───── Dataset records

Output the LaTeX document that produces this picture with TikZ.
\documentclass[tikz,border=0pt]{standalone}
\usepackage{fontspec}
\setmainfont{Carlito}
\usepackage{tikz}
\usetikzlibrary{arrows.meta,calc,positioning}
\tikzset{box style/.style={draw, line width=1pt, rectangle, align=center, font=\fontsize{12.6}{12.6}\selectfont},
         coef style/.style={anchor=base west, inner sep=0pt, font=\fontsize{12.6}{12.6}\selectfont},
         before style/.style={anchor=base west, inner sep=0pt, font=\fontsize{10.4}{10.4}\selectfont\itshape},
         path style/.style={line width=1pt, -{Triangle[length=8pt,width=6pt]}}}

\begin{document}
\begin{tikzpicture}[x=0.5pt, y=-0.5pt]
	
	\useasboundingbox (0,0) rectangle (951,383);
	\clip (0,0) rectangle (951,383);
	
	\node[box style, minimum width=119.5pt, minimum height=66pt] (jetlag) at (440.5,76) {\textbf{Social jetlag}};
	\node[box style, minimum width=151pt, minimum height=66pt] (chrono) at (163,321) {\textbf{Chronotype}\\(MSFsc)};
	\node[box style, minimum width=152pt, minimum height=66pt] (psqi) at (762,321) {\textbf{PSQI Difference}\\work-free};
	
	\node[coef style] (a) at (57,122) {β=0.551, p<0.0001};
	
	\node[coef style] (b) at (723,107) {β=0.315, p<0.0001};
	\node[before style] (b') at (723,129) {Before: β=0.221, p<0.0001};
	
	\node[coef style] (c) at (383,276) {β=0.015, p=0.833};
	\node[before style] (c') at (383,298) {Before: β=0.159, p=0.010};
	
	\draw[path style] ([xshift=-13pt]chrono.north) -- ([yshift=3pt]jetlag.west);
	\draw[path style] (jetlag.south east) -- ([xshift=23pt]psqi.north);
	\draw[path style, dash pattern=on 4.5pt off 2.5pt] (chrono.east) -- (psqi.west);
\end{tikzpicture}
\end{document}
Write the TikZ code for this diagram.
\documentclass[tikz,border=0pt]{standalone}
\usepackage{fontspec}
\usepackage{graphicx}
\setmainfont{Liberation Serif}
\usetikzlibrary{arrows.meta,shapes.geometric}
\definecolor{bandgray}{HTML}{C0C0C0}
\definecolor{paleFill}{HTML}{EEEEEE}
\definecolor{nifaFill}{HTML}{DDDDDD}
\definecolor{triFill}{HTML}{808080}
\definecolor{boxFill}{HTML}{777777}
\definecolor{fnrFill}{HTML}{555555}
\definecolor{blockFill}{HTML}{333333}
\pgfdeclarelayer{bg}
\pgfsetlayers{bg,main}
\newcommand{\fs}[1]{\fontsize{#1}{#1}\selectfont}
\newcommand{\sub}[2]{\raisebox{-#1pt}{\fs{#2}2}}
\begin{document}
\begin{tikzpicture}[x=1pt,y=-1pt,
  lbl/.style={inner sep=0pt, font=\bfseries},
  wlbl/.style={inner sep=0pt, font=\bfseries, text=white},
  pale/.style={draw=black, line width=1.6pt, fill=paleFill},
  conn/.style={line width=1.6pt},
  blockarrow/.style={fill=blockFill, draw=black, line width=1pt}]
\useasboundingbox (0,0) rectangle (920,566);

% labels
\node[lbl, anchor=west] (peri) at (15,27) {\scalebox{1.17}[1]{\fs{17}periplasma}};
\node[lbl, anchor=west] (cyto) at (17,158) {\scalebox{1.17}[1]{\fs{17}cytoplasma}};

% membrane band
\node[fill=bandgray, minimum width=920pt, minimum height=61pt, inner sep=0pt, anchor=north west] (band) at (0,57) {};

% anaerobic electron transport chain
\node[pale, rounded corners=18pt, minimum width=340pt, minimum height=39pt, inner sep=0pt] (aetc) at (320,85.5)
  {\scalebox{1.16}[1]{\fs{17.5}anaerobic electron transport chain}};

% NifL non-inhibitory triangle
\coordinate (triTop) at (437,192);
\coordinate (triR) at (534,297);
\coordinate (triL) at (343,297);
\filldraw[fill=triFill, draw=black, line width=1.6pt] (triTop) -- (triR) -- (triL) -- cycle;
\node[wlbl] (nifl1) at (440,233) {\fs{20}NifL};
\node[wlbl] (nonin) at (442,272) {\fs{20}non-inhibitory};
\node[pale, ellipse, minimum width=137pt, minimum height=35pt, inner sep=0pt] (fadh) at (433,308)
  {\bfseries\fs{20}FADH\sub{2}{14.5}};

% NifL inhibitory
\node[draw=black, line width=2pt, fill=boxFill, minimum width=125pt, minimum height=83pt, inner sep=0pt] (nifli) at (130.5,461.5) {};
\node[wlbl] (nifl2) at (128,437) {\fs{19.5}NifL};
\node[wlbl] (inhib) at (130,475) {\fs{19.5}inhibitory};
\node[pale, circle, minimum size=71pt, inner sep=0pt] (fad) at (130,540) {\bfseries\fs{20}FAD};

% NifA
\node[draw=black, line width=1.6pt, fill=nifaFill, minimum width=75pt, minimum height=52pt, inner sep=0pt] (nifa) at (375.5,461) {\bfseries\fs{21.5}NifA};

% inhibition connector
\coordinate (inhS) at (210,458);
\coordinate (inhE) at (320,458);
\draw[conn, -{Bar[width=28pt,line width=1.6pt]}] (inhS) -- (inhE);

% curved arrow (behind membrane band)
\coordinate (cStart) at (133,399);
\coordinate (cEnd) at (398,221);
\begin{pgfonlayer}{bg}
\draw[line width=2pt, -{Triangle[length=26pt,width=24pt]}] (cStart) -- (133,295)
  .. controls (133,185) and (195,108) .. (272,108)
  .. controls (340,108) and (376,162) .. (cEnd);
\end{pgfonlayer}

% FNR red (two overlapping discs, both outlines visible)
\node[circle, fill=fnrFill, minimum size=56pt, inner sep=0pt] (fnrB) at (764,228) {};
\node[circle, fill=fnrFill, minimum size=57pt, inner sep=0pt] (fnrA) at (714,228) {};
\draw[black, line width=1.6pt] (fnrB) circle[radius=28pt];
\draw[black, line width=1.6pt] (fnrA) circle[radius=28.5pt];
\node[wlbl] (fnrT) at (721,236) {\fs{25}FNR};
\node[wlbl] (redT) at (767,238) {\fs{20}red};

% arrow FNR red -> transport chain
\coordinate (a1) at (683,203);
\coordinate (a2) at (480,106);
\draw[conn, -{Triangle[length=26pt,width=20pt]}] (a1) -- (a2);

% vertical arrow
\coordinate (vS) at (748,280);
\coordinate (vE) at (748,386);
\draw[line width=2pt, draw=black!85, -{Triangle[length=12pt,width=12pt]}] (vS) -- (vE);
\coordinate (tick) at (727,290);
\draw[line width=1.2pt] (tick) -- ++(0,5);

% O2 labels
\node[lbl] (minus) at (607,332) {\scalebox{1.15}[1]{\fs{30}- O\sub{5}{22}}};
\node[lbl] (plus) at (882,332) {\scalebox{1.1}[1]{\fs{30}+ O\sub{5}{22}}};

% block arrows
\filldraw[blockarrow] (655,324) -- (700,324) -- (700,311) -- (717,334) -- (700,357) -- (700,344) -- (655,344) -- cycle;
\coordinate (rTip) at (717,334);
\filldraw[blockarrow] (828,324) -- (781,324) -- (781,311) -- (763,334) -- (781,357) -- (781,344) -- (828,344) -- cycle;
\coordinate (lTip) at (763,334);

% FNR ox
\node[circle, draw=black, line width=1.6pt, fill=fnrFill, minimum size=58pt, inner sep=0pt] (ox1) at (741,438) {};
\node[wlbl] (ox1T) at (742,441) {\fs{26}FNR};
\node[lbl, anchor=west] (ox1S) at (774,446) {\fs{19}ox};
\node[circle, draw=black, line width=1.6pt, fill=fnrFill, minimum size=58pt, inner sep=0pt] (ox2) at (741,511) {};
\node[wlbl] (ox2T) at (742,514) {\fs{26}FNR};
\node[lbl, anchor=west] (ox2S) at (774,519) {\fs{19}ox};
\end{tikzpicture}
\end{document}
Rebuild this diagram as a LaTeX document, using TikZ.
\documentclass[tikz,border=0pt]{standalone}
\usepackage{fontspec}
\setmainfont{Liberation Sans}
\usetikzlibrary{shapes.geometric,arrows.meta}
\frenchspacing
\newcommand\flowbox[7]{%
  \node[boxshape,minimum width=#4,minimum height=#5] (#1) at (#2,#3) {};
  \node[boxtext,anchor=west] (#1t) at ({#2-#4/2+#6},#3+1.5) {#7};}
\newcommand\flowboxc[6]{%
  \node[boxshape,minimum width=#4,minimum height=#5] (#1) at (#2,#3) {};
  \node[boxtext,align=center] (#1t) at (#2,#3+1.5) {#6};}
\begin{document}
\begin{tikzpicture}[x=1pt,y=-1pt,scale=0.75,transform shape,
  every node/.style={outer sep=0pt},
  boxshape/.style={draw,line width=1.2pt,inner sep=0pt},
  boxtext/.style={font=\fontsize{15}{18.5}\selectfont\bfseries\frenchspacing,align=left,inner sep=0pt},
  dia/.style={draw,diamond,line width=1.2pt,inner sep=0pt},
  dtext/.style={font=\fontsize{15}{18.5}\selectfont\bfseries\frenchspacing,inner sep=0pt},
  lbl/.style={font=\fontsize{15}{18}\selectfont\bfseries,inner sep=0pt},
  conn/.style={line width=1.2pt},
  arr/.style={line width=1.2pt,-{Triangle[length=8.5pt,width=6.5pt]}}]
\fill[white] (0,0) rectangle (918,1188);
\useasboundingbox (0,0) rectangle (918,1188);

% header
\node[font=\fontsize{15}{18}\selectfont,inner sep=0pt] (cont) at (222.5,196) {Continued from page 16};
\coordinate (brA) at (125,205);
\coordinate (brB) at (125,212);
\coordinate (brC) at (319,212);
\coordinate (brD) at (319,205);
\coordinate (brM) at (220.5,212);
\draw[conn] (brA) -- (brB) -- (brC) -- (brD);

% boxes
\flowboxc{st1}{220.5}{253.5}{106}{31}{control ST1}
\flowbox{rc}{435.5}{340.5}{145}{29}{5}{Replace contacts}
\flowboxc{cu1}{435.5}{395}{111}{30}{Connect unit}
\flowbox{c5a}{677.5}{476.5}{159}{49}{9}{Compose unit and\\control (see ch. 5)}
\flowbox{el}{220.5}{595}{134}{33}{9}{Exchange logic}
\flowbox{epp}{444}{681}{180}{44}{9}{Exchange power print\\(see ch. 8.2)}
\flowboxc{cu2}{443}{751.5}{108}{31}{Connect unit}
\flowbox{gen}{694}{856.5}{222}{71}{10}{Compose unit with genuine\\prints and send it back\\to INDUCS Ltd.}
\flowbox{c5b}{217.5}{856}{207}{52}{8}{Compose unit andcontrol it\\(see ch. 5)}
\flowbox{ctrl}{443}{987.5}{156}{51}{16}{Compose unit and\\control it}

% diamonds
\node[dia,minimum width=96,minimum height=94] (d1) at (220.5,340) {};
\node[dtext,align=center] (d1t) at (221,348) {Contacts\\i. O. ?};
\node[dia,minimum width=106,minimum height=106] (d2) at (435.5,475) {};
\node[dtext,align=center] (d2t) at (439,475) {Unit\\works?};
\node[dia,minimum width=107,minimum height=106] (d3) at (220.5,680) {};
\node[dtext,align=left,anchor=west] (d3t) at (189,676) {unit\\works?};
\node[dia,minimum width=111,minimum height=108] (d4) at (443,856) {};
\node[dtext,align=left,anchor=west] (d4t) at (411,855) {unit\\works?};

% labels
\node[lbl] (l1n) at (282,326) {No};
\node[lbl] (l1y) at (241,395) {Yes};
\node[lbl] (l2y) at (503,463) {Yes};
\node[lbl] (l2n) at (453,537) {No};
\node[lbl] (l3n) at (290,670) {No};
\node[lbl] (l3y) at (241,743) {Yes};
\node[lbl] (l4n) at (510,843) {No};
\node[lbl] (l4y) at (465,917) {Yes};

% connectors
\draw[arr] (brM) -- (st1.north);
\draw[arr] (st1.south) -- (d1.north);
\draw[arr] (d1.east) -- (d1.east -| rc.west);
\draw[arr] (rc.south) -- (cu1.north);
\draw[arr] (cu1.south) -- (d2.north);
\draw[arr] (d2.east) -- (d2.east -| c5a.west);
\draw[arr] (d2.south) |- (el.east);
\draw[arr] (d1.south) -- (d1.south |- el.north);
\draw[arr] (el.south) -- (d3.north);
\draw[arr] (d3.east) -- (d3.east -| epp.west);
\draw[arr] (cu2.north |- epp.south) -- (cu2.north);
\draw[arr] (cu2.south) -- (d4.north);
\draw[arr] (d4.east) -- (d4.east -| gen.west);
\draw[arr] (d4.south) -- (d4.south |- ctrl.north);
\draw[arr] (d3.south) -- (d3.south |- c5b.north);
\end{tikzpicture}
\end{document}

──────────

Stated problem =
Return exactly the lines above from the line that has "Rebuild this diagram" through the line that has "(brC) -- (brD);", inclusive, and nothing else.

In response =
Rebuild this diagram as a LaTeX document, using TikZ.
\documentclass[tikz,border=0pt]{standalone}
\usepackage{fontspec}
\setmainfont{Liberation Sans}
\usetikzlibrary{shapes.geometric,arrows.meta}
\frenchspacing
\newcommand\flowbox[7]{%
  \node[boxshape,minimum width=#4,minimum height=#5] (#1) at (#2,#3) {};
  \node[boxtext,anchor=west] (#1t) at ({#2-#4/2+#6},#3+1.5) {#7};}
\newcommand\flowboxc[6]{%
  \node[boxshape,minimum width=#4,minimum height=#5] (#1) at (#2,#3) {};
  \node[boxtext,align=center] (#1t) at (#2,#3+1.5) {#6};}
\begin{document}
\begin{tikzpicture}[x=1pt,y=-1pt,scale=0.75,transform shape,
  every node/.style={outer sep=0pt},
  boxshape/.style={draw,line width=1.2pt,inner sep=0pt},
  boxtext/.style={font=\fontsize{15}{18.5}\selectfont\bfseries\frenchspacing,align=left,inner sep=0pt},
  dia/.style={draw,diamond,line width=1.2pt,inner sep=0pt},
  dtext/.style={font=\fontsize{15}{18.5}\selectfont\bfseries\frenchspacing,inner sep=0pt},
  lbl/.style={font=\fontsize{15}{18}\selectfont\bfseries,inner sep=0pt},
  conn/.style={line width=1.2pt},
  arr/.style={line width=1.2pt,-{Triangle[length=8.5pt,width=6.5pt]}}]
\fill[white] (0,0) rectangle (918,1188);
\useasboundingbox (0,0) rectangle (918,1188);

% header
\node[font=\fontsize{15}{18}\selectfont,inner sep=0pt] (cont) at (222.5,196) {Continued from page 16};
\coordinate (brA) at (125,205);
\coordinate (brB) at (125,212);
\coordinate (brC) at (319,212);
\coordinate (brD) at (319,205);
\coordinate (brM) at (220.5,212);
\draw[conn] (brA) -- (brB) -- (brC) -- (brD);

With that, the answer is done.